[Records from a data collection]
----------
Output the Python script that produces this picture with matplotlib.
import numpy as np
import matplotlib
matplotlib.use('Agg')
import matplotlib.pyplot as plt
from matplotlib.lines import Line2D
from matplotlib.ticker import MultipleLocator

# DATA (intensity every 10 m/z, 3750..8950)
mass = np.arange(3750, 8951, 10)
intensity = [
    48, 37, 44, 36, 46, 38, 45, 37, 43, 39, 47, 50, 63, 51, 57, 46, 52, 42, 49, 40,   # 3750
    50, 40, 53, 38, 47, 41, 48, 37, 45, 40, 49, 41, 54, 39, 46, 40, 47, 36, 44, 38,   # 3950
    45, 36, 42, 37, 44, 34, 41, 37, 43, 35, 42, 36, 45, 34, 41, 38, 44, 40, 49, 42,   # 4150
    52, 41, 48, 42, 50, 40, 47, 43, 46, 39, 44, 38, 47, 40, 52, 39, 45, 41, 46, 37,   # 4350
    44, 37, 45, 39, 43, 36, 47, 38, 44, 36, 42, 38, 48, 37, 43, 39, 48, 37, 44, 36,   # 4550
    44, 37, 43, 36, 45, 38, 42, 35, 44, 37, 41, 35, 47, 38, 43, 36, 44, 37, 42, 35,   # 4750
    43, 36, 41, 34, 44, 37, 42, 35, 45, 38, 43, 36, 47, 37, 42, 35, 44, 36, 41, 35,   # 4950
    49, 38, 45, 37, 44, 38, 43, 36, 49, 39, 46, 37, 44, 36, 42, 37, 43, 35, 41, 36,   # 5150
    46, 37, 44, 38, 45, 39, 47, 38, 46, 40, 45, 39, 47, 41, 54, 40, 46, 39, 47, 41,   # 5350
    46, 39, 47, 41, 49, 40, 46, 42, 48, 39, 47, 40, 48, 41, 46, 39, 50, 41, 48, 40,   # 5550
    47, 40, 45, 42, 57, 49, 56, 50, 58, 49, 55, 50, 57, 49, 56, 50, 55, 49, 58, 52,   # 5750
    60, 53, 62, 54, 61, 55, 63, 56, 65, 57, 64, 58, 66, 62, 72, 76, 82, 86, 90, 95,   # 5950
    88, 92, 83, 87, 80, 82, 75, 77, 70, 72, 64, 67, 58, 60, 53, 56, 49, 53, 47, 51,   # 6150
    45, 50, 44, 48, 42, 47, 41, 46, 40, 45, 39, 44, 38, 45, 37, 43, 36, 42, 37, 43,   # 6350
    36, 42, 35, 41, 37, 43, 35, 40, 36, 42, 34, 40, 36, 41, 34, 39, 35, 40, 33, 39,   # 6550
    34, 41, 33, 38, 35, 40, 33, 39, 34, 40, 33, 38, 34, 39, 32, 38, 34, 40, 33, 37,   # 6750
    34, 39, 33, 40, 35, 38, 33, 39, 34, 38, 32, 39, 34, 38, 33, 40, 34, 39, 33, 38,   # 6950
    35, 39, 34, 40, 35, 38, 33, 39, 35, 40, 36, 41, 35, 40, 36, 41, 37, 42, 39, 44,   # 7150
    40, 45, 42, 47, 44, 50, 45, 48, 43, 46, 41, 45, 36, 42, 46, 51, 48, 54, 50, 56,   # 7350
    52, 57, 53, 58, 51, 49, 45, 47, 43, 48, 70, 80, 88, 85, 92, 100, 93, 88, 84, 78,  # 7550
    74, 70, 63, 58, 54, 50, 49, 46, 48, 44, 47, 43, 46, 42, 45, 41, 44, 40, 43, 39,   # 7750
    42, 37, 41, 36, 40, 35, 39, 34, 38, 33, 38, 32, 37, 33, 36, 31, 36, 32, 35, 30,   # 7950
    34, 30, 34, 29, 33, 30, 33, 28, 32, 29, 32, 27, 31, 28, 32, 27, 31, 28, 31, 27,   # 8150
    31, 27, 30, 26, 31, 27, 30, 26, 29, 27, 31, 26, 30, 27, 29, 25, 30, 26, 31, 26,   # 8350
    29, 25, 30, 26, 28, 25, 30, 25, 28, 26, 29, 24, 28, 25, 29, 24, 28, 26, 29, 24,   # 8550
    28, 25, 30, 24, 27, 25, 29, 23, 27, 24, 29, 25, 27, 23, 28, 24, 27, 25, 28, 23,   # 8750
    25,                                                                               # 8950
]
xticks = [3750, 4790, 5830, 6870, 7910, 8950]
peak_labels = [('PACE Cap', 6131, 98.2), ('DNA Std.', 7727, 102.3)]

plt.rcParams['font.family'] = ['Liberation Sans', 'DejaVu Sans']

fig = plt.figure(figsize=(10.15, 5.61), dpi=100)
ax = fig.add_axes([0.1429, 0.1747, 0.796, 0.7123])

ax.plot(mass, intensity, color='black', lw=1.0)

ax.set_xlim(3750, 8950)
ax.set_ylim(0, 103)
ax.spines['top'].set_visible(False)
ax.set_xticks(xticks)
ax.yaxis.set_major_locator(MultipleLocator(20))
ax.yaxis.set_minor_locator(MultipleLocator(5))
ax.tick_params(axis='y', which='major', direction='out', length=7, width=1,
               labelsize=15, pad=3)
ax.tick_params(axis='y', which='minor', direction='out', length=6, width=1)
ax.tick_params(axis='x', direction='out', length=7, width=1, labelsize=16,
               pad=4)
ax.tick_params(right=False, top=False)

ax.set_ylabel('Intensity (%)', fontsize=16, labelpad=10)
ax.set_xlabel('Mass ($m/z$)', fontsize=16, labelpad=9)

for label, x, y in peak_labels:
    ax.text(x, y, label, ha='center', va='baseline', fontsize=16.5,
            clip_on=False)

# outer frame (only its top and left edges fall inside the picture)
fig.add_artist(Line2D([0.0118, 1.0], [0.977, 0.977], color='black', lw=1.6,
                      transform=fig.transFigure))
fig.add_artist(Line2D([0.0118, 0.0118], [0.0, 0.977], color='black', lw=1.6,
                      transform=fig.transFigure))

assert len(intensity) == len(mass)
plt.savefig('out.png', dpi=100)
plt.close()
----------
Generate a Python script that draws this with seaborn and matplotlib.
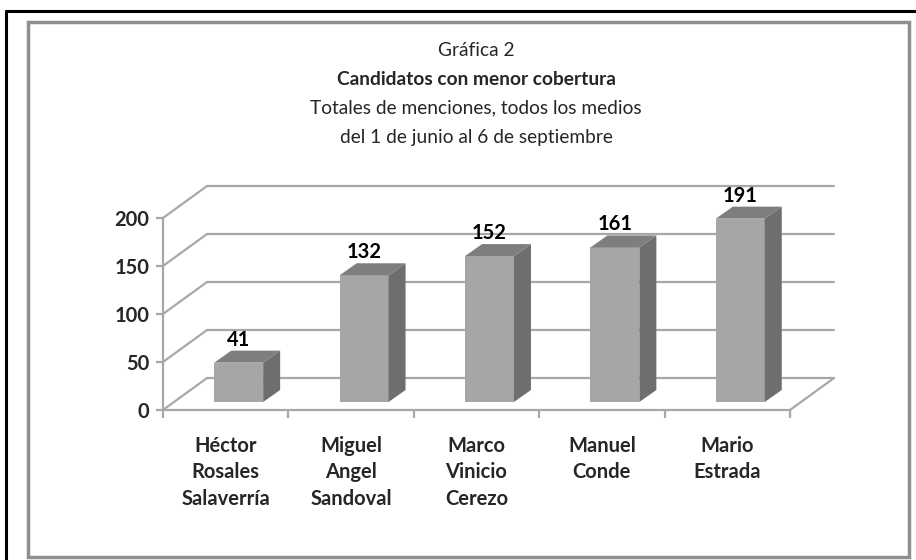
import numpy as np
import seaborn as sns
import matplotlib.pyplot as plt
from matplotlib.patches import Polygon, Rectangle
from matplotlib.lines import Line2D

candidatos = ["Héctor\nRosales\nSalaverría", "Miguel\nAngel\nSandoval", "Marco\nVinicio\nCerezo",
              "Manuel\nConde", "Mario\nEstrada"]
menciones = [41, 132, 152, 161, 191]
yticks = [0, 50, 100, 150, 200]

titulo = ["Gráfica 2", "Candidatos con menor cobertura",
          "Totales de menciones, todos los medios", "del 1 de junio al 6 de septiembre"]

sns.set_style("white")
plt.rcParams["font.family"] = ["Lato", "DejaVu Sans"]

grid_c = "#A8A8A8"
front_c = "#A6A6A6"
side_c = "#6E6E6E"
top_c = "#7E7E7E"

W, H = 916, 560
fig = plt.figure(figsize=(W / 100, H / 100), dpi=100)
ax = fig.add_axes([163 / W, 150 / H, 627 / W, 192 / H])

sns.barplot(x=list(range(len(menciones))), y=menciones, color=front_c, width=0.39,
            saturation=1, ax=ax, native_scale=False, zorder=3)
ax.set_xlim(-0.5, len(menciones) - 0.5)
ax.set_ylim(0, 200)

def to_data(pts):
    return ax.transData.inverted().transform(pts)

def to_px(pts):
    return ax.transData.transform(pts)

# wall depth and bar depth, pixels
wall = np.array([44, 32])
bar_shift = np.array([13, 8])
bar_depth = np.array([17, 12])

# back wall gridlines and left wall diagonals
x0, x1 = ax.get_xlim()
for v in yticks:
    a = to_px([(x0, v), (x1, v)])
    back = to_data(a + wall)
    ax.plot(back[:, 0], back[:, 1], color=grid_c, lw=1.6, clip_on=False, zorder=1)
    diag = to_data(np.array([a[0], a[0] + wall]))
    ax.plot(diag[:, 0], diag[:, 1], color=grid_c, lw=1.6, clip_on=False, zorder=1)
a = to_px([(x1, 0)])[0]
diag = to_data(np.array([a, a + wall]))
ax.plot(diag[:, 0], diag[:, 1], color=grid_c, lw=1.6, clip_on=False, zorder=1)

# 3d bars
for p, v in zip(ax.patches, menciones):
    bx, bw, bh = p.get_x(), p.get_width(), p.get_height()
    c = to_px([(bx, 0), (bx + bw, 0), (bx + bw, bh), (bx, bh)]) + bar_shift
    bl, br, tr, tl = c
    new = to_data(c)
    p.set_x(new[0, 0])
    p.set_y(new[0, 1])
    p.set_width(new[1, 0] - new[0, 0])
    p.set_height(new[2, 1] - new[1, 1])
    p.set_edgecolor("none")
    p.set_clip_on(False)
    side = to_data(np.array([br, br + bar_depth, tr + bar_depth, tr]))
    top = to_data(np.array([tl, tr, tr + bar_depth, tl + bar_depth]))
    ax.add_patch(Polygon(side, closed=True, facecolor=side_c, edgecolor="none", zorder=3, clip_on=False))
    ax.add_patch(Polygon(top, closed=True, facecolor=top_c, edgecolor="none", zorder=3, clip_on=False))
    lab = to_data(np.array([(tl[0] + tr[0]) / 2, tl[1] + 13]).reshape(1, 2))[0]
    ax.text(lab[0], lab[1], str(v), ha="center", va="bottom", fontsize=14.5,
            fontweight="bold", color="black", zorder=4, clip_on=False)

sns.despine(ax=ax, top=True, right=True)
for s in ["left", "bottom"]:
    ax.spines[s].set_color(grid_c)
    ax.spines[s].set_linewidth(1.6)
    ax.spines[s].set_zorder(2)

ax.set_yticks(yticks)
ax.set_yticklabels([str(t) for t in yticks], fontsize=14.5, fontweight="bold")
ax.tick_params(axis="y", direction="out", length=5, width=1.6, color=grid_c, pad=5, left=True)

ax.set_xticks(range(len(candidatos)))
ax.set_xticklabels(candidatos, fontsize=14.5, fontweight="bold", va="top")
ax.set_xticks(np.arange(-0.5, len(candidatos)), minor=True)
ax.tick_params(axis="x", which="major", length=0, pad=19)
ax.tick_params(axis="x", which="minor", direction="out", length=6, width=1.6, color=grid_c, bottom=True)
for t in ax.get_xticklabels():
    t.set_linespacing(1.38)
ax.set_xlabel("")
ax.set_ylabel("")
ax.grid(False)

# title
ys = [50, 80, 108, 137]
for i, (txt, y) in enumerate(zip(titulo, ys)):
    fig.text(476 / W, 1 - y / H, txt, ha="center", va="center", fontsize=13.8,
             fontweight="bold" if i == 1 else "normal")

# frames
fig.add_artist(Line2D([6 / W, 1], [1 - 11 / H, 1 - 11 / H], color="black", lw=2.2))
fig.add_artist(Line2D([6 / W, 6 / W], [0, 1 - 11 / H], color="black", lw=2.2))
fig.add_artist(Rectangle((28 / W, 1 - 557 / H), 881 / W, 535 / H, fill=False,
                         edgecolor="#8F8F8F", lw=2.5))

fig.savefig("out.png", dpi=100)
----------
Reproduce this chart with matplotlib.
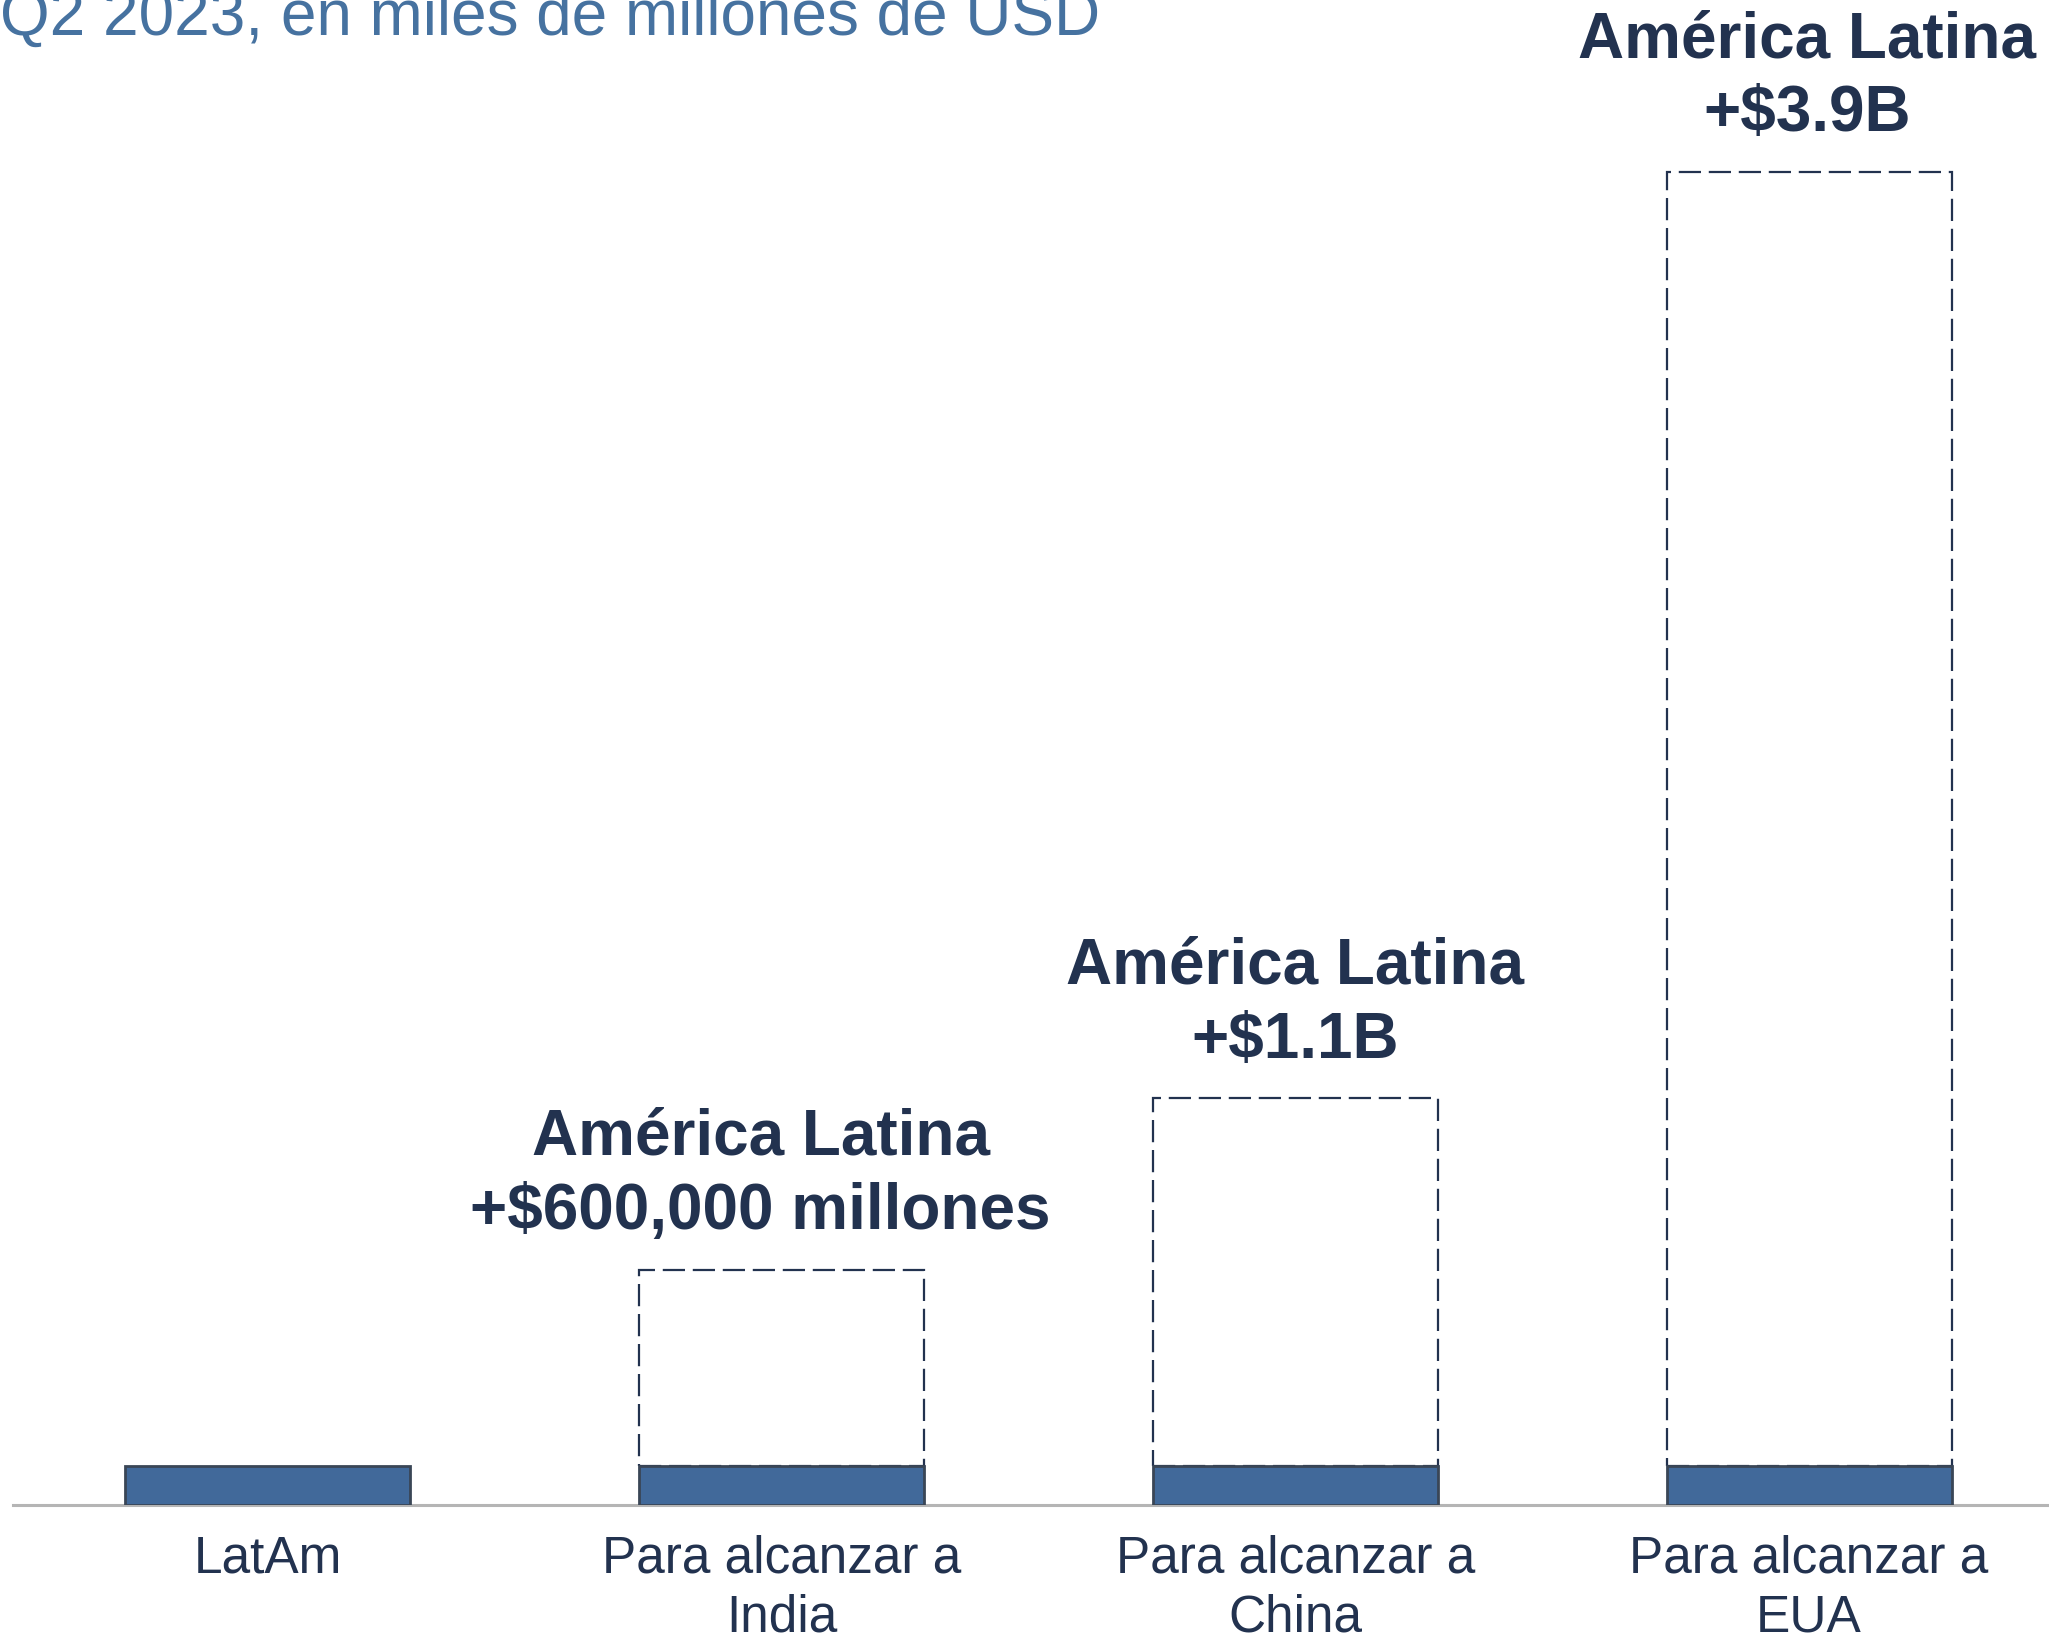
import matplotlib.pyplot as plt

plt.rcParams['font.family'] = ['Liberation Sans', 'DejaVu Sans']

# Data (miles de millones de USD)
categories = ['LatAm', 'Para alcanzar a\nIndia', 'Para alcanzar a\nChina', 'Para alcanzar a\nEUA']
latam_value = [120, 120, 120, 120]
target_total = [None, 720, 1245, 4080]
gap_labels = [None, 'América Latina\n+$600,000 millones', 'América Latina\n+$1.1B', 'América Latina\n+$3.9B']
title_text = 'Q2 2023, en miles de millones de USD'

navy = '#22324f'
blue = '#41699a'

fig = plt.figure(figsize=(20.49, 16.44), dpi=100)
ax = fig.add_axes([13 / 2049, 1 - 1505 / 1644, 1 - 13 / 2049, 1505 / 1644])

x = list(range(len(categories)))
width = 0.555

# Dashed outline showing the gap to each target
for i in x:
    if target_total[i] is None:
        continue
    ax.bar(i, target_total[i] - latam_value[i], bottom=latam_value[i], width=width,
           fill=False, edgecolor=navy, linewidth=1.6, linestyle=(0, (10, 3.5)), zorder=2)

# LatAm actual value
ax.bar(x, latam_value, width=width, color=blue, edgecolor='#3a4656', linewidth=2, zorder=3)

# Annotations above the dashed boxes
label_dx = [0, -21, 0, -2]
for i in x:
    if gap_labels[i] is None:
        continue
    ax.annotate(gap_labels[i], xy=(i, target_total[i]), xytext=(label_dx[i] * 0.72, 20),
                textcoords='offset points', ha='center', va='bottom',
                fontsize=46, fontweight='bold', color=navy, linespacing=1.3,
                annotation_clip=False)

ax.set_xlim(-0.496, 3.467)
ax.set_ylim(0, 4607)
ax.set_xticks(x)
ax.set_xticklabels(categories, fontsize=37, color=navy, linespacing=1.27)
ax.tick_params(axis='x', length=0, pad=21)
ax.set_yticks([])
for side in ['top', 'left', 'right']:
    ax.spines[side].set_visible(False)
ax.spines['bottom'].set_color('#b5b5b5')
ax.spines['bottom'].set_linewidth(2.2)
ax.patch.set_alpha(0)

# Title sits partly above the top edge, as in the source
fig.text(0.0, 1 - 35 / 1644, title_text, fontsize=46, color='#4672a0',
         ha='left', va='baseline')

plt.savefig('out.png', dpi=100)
----------
Each line from the one holding "Output the Python" to the one holding "from matplotlib.ticker import MultipleLocator", those two included, is to be transcribed exactly, and no other line.

Output the Python script that produces this picture with matplotlib.
import numpy as np
import matplotlib
matplotlib.use('Agg')
import matplotlib.pyplot as plt
from matplotlib.lines import Line2D
from matplotlib.ticker import MultipleLocator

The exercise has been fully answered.